Comme la moyenne des pays de l’UE et celle de l’ensemble de l’OCDE était à la baisse quel que soit le profil, le Luxembourg a connu une véritable dégringolade dans le classement mondial. En 2000, le pays occupait une place enviable pour la modération de sa pression fiscale et sociale, notamment pour les trois profils de couples avec enfants et pour celui de parent isolé. Le Luxembourg limite les dégâts pour les couples avec un seul salaire (passant de la troisième à la neuvième place sur 38) mais la chute est sévère dans les autres cas : ainsi le Grand-Duché tombe de la septième à la 22e place pour les couples aisés et de la quatrième à la quinzième place pour les parents isolés. Il perd aussi quinze places pour les DINK (de la quinzième à la trentième). Pour les célibataires, le Grand-Duché, déjà mal placé en 2000 perd aussi des places et figure désormais en queue de classement (entre le 27e et le 35e rang).
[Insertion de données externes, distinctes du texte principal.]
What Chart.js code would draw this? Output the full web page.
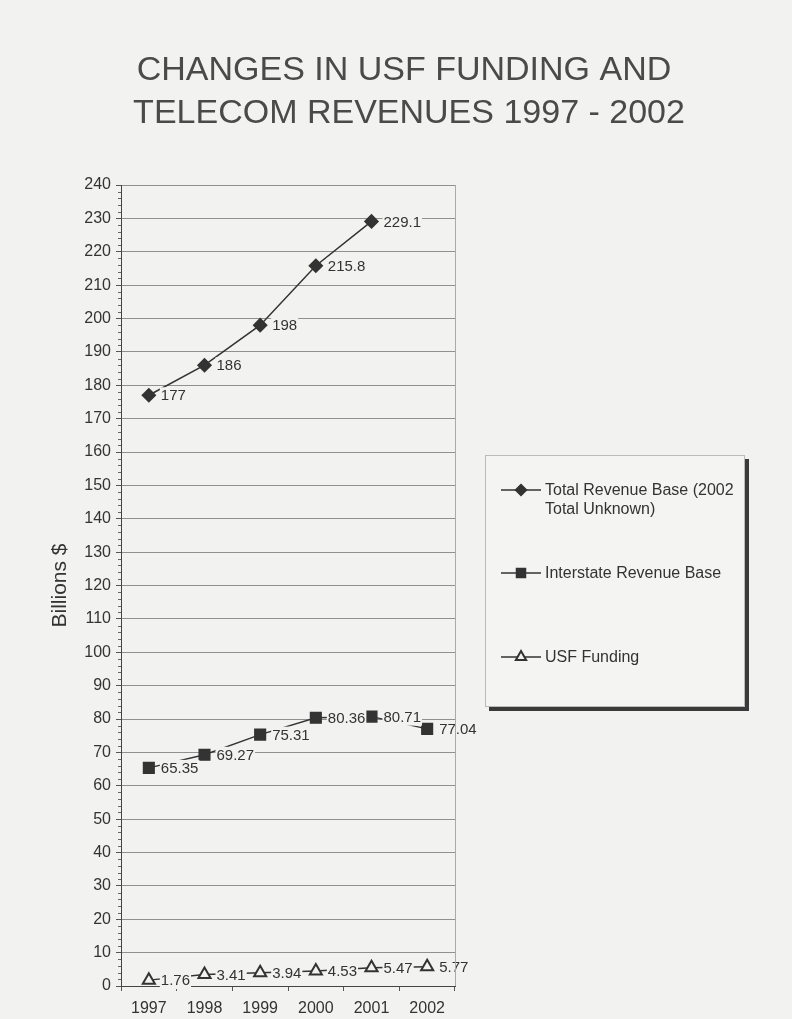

Un autre constat va dans le sens des conclusions du rapport. Après une baisse quasi continue entre 2000 et 2021, le prélèvement total a augmenté pour tous les profils (contre seulement dans trois cas au niveau des pays de l’UE et sept dans le total OCDE). Surtout, la hausse a été bien plus marquée au Grand-Duché qu’ailleurs, en à peine un an, au détriment à nouveau des couples avec enfants (1,2 à 1,4 point en plus) et des parents isolés (+2,3 points). Selon le rapport il faudrait voir là l’effet de l’inflation, mais de nombreux autres facteurs ont pu jouer comme la politique sociale qui influe sur le montant des prestations. Le prochain rapport de l’organisation dira si l’adaptation décidée en mars pour 2023 à 2024 a joué son rôle.

Le « coin fiscal »

L’étude se concentre sur un indicateur peu connu, mais très révélateur, appelé « coin fiscal ». Il est égal à la somme de l’impôt sur le revenu et des cotisations nettes de sécurité sociale, patronales et salariales (les prestations étant déduites), en proportion du total des coûts de main-d’œuvre supportés par l’employeur. Si un salarié célibataire perçoit 4 000 euros bruts par mois, qu’on lui prélève pour 800 euros de cotisations sociales, qu’il reçoit cent euros de prestations et paie 200 euros d’impôt sur le revenu, et que d’autre part son employeur acquitte 1 600 euros de cotisations patronales, le « coin fiscal » sera de (800-100+200+1 600)/(4 000+1 600)= 44,6 pour cent. Selon les calculs de l’OCDE, pour un célibataire percevant le salaire moyen dans chaque pays, le coin fiscal s’établissait à 34,6 pour cent en 2022 pour les 38 pays. Mais, sans surprise, les écarts étaient considérables, le coin fiscal allant de 53 pour cent en Belgique à zéro pour cent en Colombie. Chiffre étonnant, 23 pays sur 38 se situaient au-dessus de la moyenne. Parmi eux, 21 pays membres de l’UE dont le Luxembourg qui, avec 40,4 pour cent, apparaissait au treizième rang, une place somme toute honorable, surtout par rapport aux trois voisins (Belgique, Allemagne et France) qui occupent les trois premières places du classement de la pression fiscale et sociale.

En revanche, si l’on raisonne sur une longue période (depuis 2000) on s’aperçoit que si le coin fiscal a diminué au niveau de l’OCDE dans son ensemble (passant de 36,2 pour cent à 34,6 pour cent) et pour les 22 pays de l’UE membres de l’organisation (passant de 44,3 pour cent à 41,2 pour cent), il a progressé de 4,6 points au Luxembourg. Il n’était en effet que de 35,8 pour cent en 2000. Depuis cette date, le Grand-Duché a perdu 12 places. L’impact de l’inflation entre 2021 et 2022 est difficile à apprécier si l’on raisonne en moyenne générale : le coin fiscal a légèrement augmenté pour l’ensemble de l’OCDE et plutôt baissé pour les pays membres de l’UE. En revanche il a nettement augmenté au Luxembourg : entre +0,4 et +2,3 pour cent en seulement un an selon les profils des ménages. Le coin fiscal est certainement un indicateur utile sur le plan macro-économique, mais, dans la mesure où il incorpore les cotisations patronales, il est peu parlant pour le grand public qui s’intéresse surtout à ce qu’il doit payer.